-------- Input for this task
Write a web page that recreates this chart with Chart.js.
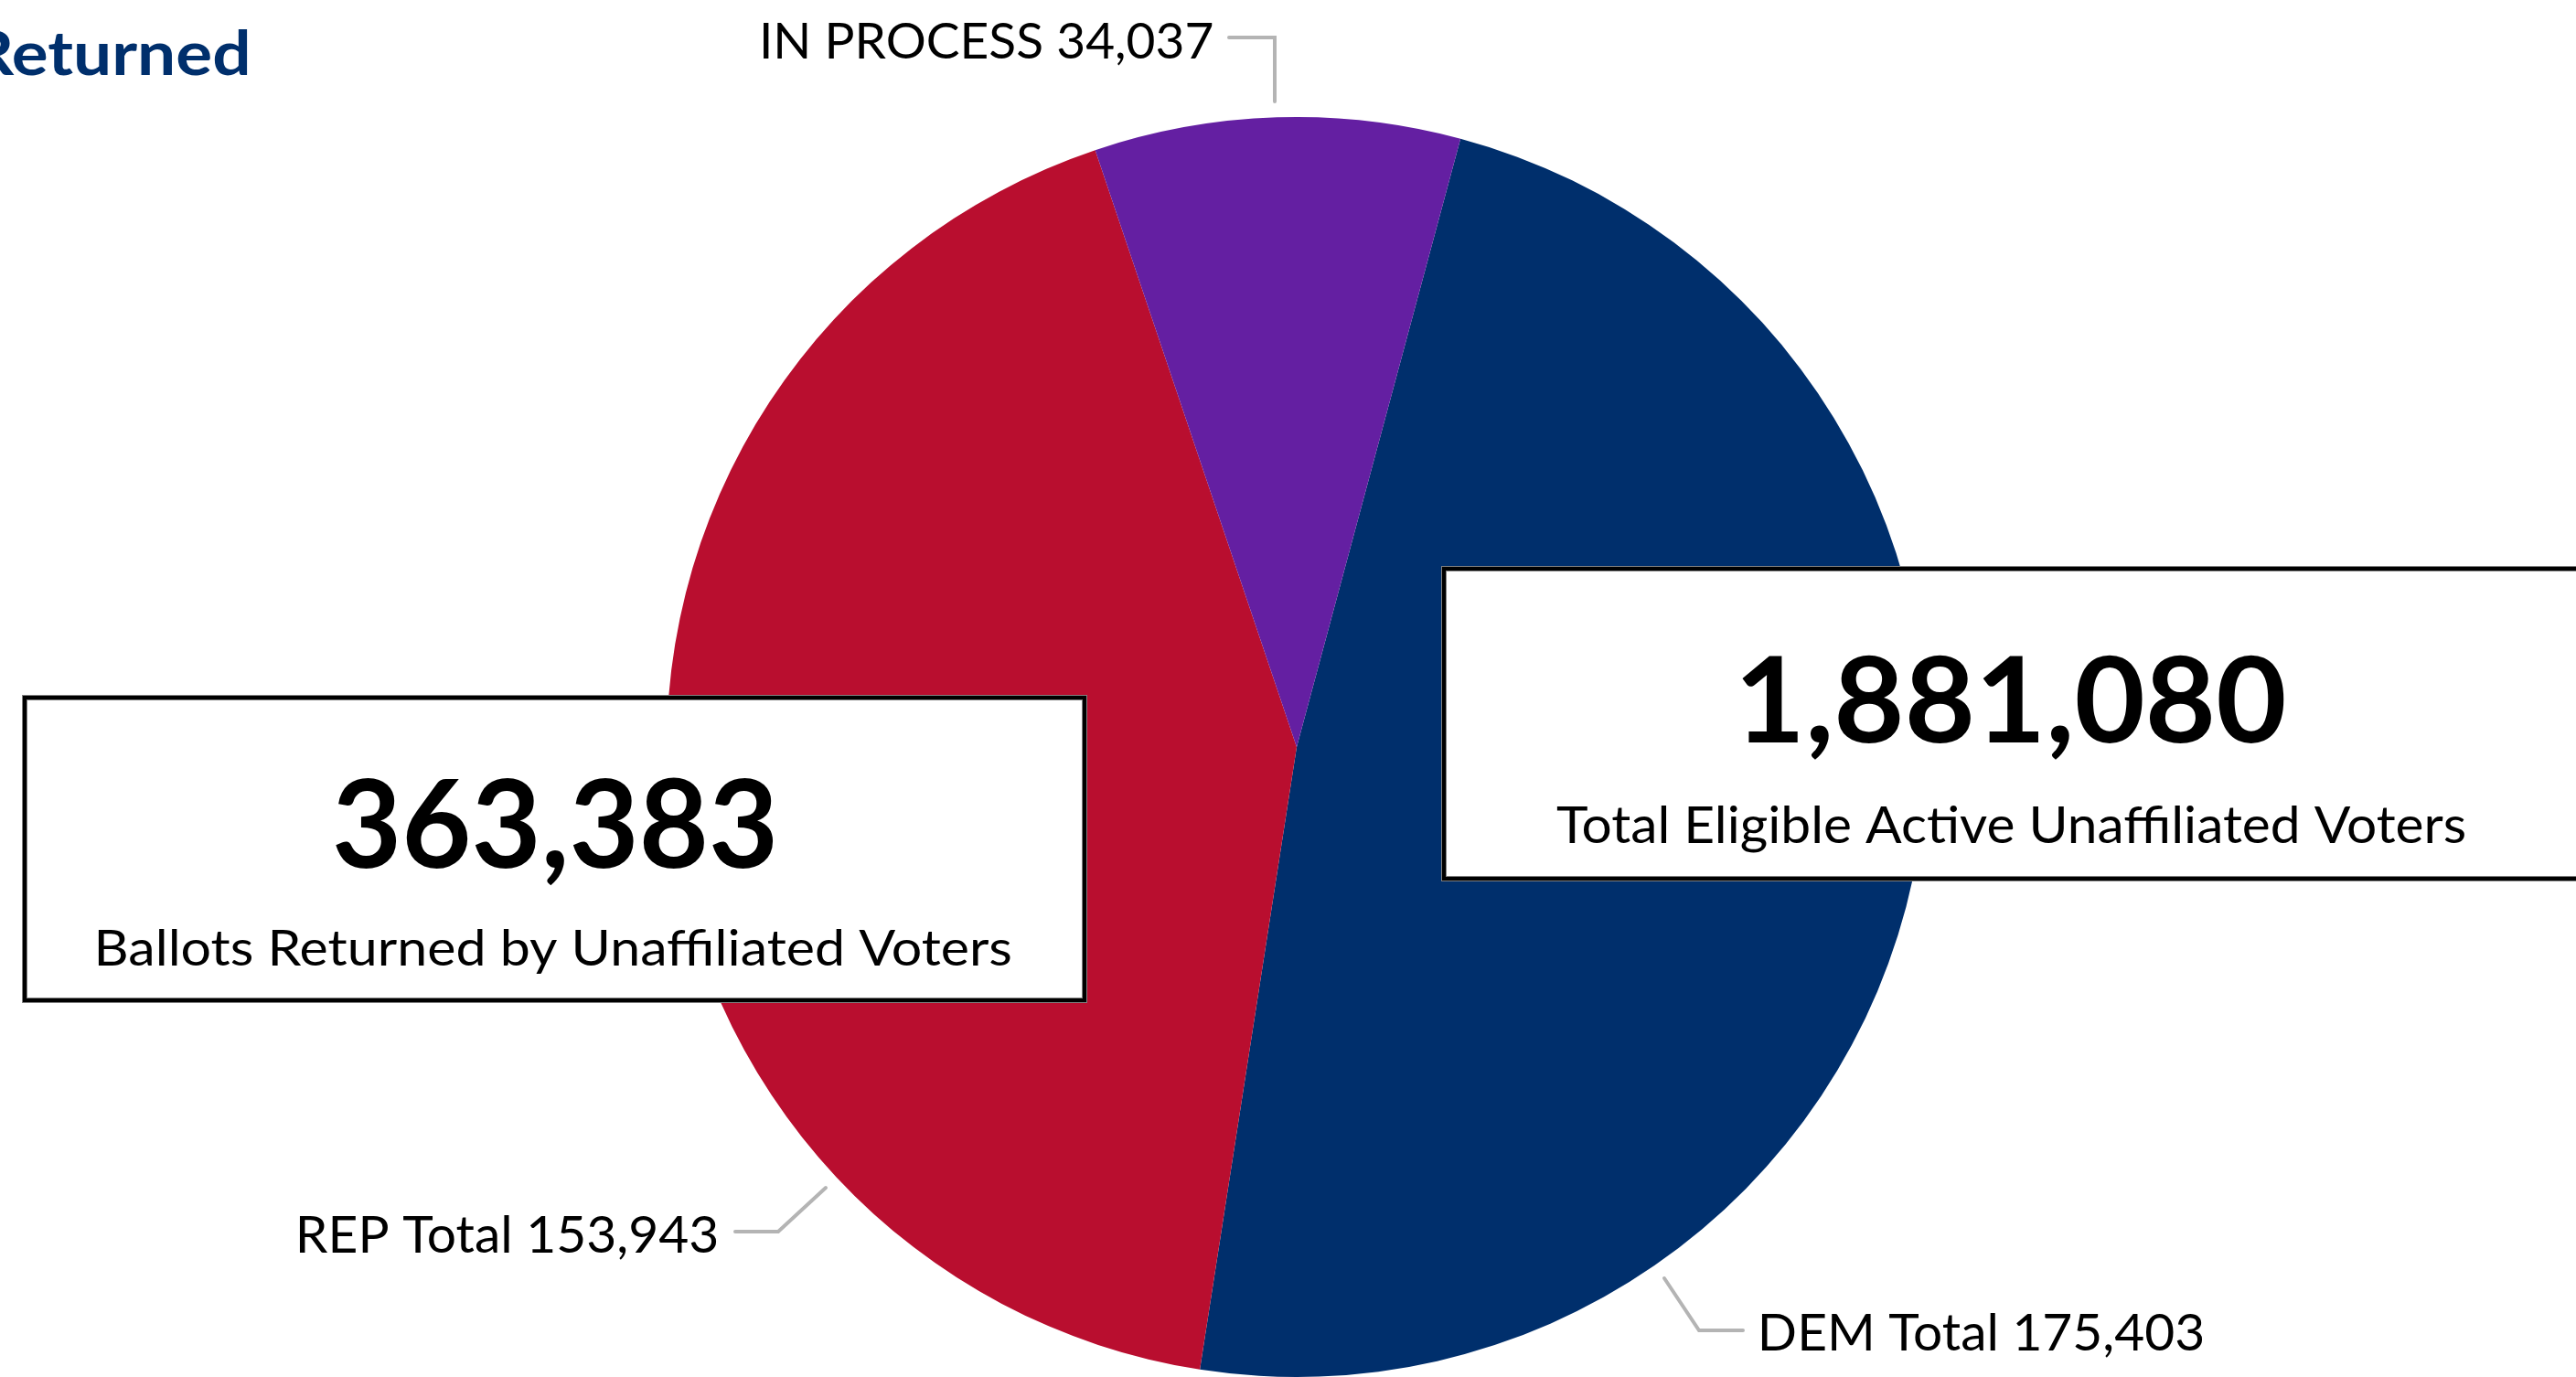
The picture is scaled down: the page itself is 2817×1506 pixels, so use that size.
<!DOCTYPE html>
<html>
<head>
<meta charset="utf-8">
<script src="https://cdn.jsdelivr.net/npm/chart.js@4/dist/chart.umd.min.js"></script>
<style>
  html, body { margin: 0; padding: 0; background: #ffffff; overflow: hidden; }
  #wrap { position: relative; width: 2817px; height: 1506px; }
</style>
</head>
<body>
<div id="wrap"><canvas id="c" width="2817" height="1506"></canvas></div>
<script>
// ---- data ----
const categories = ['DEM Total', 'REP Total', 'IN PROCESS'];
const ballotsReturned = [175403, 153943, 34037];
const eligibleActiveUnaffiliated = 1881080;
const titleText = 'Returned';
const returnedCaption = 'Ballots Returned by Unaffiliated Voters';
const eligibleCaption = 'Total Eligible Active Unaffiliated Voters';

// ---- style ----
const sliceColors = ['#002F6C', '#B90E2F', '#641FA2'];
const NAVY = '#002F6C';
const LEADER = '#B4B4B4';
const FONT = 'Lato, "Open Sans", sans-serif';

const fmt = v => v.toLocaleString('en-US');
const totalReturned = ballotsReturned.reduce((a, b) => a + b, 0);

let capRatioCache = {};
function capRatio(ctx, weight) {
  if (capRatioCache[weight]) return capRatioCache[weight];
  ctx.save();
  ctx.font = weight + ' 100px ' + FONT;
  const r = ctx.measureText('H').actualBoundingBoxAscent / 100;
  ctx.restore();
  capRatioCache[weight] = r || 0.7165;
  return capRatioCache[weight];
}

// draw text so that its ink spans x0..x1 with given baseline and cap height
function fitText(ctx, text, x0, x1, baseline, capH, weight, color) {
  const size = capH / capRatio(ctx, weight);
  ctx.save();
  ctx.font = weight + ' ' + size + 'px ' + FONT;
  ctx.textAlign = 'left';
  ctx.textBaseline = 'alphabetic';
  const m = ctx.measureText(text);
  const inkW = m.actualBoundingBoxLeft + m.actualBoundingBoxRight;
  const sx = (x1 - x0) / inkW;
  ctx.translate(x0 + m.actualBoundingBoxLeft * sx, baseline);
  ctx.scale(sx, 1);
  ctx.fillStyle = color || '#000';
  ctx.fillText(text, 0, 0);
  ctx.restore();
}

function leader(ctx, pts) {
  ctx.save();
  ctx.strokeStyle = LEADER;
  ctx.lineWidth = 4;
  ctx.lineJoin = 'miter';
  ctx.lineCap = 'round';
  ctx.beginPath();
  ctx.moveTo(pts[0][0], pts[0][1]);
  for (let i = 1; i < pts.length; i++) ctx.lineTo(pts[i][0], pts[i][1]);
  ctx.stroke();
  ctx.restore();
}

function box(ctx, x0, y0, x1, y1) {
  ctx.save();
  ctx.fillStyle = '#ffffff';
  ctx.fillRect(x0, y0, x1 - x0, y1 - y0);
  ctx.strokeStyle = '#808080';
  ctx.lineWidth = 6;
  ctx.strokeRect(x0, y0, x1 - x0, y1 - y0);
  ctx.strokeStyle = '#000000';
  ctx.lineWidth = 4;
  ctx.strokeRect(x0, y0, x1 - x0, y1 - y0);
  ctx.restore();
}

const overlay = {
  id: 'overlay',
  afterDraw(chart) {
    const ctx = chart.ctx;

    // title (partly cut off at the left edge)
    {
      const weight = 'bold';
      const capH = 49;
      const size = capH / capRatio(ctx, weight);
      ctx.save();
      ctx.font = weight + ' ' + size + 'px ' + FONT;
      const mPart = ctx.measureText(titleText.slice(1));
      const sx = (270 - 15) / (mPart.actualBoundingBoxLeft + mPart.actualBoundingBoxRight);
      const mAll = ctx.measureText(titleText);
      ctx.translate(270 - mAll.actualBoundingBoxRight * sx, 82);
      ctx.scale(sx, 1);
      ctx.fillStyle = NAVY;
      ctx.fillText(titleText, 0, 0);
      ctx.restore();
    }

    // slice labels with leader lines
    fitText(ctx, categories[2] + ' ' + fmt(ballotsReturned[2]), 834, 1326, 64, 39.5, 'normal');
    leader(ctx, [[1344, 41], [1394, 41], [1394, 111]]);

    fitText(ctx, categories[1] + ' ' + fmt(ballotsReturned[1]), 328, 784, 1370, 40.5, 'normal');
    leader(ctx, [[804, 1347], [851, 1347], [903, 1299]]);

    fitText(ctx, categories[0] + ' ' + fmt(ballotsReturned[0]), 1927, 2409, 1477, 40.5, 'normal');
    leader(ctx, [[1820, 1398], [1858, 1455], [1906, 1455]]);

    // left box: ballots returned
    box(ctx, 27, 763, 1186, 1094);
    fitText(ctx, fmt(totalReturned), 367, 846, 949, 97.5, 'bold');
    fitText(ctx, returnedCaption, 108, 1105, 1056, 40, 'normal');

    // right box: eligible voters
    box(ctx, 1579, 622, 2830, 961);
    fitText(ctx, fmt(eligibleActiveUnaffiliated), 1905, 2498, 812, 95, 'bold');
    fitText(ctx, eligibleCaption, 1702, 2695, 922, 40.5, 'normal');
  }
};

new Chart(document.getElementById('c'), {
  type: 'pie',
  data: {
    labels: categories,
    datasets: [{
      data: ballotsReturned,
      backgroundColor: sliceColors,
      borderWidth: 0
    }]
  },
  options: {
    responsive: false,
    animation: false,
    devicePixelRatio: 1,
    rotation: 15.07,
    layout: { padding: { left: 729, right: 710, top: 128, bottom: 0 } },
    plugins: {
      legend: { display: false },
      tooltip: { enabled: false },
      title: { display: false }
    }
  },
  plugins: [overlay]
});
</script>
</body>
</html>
----------------
-------- Input for this task
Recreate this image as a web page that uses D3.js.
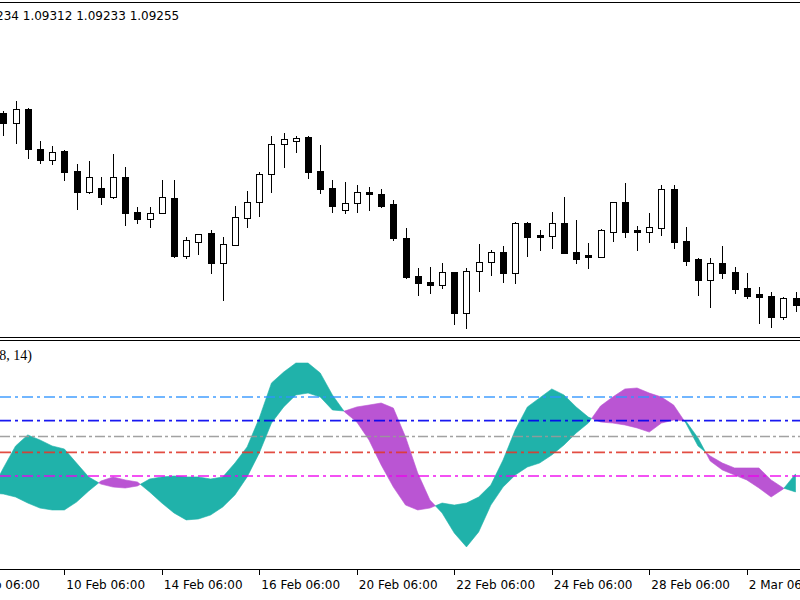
----------------
▶ _Exercise task_: Start at the line with "Write a web", stop at the line with "const totalReturned = ballotsReturned.reduce((a, b)", both lines included, and repeat that span exactly without its pictures.

▶ _Solution below_:
Write a web page that recreates this chart with Chart.js.
The picture is scaled down: the page itself is 2817×1506 pixels, so use that size.
<!DOCTYPE html>
<html>
<head>
<meta charset="utf-8">
<script src="https://cdn.jsdelivr.net/npm/chart.js@4/dist/chart.umd.min.js"></script>
<style>
  html, body { margin: 0; padding: 0; background: #ffffff; overflow: hidden; }
  #wrap { position: relative; width: 2817px; height: 1506px; }
</style>
</head>
<body>
<div id="wrap"><canvas id="c" width="2817" height="1506"></canvas></div>
<script>
// ---- data ----
const categories = ['DEM Total', 'REP Total', 'IN PROCESS'];
const ballotsReturned = [175403, 153943, 34037];
const eligibleActiveUnaffiliated = 1881080;
const titleText = 'Returned';
const returnedCaption = 'Ballots Returned by Unaffiliated Voters';
const eligibleCaption = 'Total Eligible Active Unaffiliated Voters';

// ---- style ----
const sliceColors = ['#002F6C', '#B90E2F', '#641FA2'];
const NAVY = '#002F6C';
const LEADER = '#B4B4B4';
const FONT = 'Lato, "Open Sans", sans-serif';

const fmt = v => v.toLocaleString('en-US');
const totalReturned = ballotsReturned.reduce((a, b) => a + b, 0);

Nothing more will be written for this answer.